> _Entries provided_
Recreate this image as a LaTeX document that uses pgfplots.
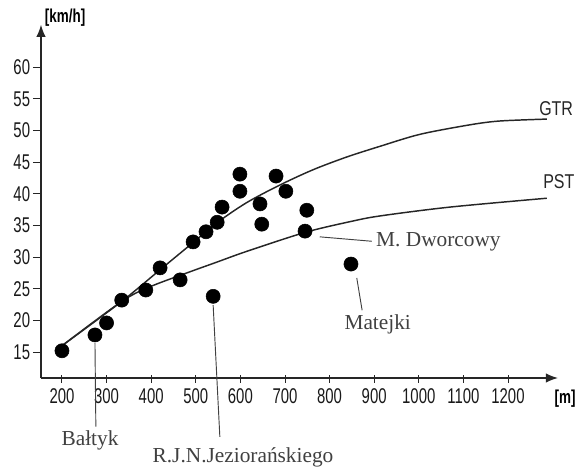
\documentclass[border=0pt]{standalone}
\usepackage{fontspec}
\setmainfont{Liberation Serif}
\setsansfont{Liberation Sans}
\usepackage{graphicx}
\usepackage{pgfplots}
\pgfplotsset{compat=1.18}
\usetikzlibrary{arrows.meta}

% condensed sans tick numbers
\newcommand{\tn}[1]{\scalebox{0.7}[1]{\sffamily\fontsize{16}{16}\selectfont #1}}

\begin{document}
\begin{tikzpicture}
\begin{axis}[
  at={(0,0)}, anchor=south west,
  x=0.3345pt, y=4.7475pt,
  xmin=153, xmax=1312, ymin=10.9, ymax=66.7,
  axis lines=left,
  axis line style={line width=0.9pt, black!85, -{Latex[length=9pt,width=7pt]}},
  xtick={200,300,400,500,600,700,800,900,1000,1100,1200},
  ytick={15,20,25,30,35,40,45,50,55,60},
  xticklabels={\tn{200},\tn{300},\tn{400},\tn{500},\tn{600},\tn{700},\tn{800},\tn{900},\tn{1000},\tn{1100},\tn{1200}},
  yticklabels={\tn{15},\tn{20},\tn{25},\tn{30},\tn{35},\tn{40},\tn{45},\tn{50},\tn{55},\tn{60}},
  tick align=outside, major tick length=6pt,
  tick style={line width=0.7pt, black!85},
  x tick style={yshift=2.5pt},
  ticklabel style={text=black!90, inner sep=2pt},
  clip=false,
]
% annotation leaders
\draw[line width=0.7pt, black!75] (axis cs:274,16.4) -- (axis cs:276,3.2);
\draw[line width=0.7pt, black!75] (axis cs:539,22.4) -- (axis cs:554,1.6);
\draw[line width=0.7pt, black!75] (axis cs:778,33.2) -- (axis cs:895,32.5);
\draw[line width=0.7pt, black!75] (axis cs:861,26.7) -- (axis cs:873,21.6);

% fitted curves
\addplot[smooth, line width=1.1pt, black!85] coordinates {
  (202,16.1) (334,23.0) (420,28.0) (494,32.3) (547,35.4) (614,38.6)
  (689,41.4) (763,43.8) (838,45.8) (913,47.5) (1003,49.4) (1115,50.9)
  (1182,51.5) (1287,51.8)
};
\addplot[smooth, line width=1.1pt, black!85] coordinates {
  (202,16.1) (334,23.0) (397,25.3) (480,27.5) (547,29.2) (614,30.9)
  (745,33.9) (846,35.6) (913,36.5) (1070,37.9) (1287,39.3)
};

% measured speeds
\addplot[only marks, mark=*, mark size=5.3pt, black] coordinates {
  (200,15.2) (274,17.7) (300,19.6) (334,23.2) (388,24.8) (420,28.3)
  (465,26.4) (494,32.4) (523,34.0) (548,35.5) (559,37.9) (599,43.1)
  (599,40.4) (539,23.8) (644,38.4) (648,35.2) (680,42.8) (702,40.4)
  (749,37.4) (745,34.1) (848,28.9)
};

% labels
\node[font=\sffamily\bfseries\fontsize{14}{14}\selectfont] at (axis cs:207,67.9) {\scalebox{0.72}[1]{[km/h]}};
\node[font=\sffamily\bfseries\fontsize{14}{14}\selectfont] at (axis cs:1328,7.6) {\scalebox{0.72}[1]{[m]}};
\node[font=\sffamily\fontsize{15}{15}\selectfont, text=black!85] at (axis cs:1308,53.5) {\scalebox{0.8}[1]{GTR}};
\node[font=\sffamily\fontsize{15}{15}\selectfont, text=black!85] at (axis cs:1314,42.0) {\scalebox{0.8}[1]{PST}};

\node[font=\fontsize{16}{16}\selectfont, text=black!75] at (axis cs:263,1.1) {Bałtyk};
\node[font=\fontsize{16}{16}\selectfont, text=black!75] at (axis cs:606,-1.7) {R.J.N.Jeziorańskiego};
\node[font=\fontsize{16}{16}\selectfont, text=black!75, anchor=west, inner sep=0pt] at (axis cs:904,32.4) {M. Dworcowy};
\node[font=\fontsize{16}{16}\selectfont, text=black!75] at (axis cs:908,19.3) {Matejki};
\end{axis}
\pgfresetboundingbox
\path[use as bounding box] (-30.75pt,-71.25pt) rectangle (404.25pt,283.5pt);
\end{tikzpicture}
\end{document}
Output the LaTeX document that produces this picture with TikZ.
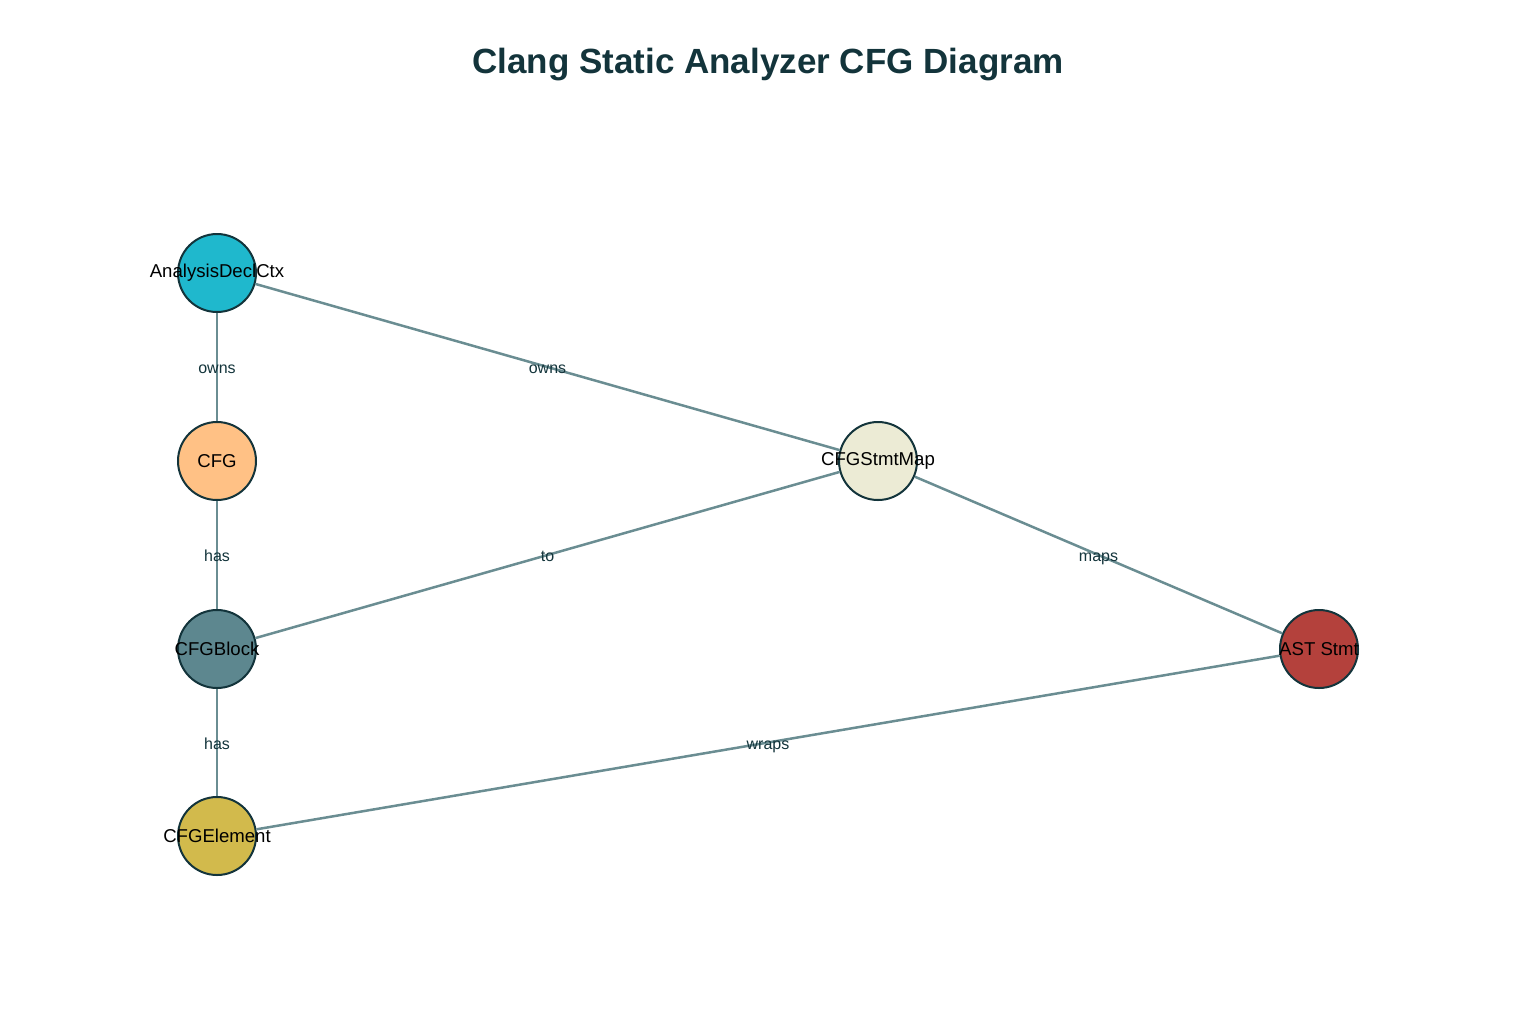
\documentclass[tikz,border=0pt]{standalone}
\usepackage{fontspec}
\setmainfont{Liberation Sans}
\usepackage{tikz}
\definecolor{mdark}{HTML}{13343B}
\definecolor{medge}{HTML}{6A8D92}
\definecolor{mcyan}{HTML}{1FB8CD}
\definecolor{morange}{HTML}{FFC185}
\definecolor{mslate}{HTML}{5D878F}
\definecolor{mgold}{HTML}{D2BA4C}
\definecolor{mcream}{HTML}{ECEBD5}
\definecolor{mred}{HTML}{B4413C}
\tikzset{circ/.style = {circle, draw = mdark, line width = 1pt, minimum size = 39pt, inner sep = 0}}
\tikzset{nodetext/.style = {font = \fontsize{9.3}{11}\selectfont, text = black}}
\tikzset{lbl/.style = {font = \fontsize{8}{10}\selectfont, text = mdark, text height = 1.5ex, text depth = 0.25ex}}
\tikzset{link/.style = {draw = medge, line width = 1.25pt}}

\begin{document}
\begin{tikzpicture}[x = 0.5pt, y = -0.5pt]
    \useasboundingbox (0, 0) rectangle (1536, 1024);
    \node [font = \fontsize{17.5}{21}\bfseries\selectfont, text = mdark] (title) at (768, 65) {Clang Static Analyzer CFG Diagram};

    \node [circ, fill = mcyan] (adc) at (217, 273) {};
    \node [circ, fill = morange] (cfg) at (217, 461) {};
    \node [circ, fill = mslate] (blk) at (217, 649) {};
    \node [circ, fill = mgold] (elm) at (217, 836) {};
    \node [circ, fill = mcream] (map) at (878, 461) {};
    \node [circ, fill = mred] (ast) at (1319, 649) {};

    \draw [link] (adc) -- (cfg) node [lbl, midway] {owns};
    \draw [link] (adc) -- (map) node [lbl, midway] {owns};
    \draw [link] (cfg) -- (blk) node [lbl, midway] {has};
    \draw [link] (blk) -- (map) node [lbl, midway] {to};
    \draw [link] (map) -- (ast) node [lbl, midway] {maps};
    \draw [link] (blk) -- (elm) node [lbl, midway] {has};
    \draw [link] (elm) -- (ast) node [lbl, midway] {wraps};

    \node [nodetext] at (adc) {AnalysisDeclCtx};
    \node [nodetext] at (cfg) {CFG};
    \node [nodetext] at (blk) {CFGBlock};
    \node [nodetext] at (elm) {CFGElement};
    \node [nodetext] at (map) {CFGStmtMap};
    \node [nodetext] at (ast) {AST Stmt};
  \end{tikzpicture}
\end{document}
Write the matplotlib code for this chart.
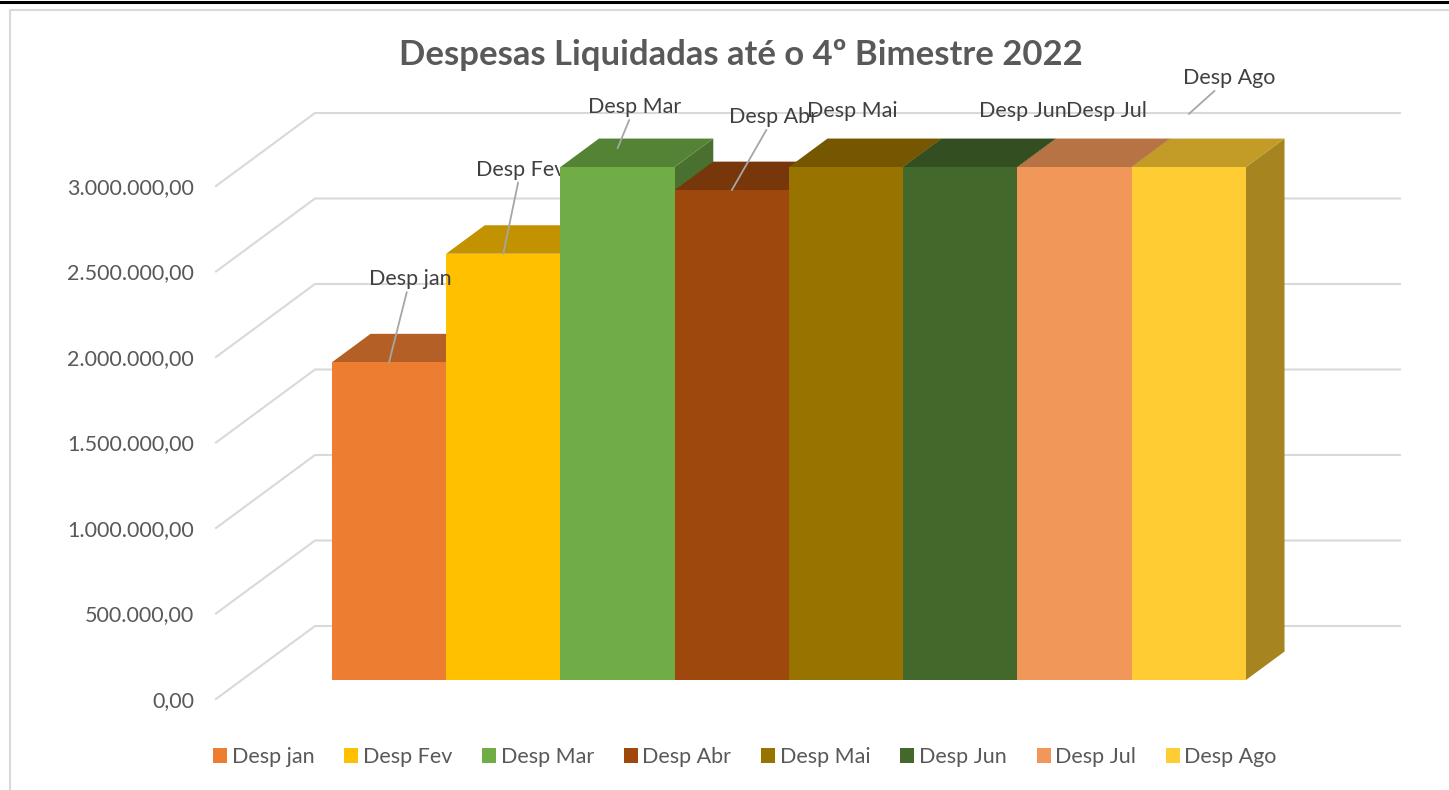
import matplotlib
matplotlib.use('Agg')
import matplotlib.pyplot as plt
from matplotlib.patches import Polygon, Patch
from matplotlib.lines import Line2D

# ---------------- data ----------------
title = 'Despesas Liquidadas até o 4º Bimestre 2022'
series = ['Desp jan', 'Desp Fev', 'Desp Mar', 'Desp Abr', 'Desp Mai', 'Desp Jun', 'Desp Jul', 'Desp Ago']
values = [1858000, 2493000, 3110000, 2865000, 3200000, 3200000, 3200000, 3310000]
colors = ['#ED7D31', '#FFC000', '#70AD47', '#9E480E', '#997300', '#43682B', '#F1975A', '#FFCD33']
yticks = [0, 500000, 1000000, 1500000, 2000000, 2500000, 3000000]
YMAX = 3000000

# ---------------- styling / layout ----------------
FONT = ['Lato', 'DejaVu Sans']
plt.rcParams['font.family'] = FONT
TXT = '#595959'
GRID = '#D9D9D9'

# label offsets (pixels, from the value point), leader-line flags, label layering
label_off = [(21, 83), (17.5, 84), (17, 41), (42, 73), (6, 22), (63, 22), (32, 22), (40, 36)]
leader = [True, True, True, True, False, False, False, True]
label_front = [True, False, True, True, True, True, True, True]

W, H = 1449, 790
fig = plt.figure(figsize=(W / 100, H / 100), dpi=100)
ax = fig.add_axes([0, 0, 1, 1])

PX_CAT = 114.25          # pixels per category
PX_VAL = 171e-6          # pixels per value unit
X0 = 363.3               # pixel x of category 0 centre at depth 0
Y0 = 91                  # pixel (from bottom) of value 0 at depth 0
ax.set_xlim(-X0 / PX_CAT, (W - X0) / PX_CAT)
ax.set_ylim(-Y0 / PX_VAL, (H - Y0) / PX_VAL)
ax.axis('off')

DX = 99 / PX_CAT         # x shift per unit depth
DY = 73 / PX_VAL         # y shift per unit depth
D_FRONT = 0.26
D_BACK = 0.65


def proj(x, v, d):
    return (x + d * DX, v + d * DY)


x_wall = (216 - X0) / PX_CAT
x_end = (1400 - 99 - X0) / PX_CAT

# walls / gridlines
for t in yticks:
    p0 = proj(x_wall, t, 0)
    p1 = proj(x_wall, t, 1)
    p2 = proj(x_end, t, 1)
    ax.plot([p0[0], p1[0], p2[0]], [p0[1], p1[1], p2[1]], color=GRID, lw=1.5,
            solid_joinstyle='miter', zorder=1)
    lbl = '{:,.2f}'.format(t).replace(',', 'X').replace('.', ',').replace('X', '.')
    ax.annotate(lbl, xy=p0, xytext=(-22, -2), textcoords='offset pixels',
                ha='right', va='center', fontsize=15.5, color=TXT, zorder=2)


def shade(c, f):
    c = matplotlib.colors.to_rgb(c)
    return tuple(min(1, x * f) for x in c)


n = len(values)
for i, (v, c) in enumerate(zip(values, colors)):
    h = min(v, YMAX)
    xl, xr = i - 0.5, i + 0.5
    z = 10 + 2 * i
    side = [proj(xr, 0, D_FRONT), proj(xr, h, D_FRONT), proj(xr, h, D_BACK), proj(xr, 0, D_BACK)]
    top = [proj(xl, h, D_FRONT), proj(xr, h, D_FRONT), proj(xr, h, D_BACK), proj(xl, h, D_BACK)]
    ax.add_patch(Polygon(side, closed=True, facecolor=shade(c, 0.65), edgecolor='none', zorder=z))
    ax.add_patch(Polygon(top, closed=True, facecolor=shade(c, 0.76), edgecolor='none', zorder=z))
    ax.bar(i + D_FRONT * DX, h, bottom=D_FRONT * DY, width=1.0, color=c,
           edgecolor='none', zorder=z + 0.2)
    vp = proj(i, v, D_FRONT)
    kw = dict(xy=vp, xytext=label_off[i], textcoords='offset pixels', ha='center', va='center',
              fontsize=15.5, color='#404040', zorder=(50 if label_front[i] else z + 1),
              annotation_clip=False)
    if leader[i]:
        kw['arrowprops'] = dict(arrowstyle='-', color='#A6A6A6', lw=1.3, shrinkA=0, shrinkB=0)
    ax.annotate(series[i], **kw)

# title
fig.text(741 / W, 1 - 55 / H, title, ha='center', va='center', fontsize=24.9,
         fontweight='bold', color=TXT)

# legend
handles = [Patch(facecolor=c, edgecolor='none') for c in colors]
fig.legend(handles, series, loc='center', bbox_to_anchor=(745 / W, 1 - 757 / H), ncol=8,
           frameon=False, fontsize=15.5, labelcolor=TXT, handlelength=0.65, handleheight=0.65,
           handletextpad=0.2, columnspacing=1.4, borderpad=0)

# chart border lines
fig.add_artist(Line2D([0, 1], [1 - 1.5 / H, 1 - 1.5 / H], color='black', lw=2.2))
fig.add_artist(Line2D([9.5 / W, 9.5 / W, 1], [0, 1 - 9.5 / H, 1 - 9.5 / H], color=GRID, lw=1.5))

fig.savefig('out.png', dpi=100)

> _Task goal_
Everything above from the line with "Output the LaTeX" through the line with "(elm) -- (ast)" should be retyped exactly, and nothing else; omit pictures.

> _Response to this exercise_
Output the LaTeX document that produces this picture with TikZ.
\documentclass[tikz,border=0pt]{standalone}
\usepackage{fontspec}
\setmainfont{Liberation Sans}
\usepackage{tikz}
\definecolor{mdark}{HTML}{13343B}
\definecolor{medge}{HTML}{6A8D92}
\definecolor{mcyan}{HTML}{1FB8CD}
\definecolor{morange}{HTML}{FFC185}
\definecolor{mslate}{HTML}{5D878F}
\definecolor{mgold}{HTML}{D2BA4C}
\definecolor{mcream}{HTML}{ECEBD5}
\definecolor{mred}{HTML}{B4413C}
\tikzset{circ/.style = {circle, draw = mdark, line width = 1pt, minimum size = 39pt, inner sep = 0}}
\tikzset{nodetext/.style = {font = \fontsize{9.3}{11}\selectfont, text = black}}
\tikzset{lbl/.style = {font = \fontsize{8}{10}\selectfont, text = mdark, text height = 1.5ex, text depth = 0.25ex}}
\tikzset{link/.style = {draw = medge, line width = 1.25pt}}

\begin{document}
\begin{tikzpicture}[x = 0.5pt, y = -0.5pt]
    \useasboundingbox (0, 0) rectangle (1536, 1024);
    \node [font = \fontsize{17.5}{21}\bfseries\selectfont, text = mdark] (title) at (768, 65) {Clang Static Analyzer CFG Diagram};

    \node [circ, fill = mcyan] (adc) at (217, 273) {};
    \node [circ, fill = morange] (cfg) at (217, 461) {};
    \node [circ, fill = mslate] (blk) at (217, 649) {};
    \node [circ, fill = mgold] (elm) at (217, 836) {};
    \node [circ, fill = mcream] (map) at (878, 461) {};
    \node [circ, fill = mred] (ast) at (1319, 649) {};

    \draw [link] (adc) -- (cfg) node [lbl, midway] {owns};
    \draw [link] (adc) -- (map) node [lbl, midway] {owns};
    \draw [link] (cfg) -- (blk) node [lbl, midway] {has};
    \draw [link] (blk) -- (map) node [lbl, midway] {to};
    \draw [link] (map) -- (ast) node [lbl, midway] {maps};
    \draw [link] (blk) -- (elm) node [lbl, midway] {has};
    \draw [link] (elm) -- (ast) node [lbl, midway] {wraps};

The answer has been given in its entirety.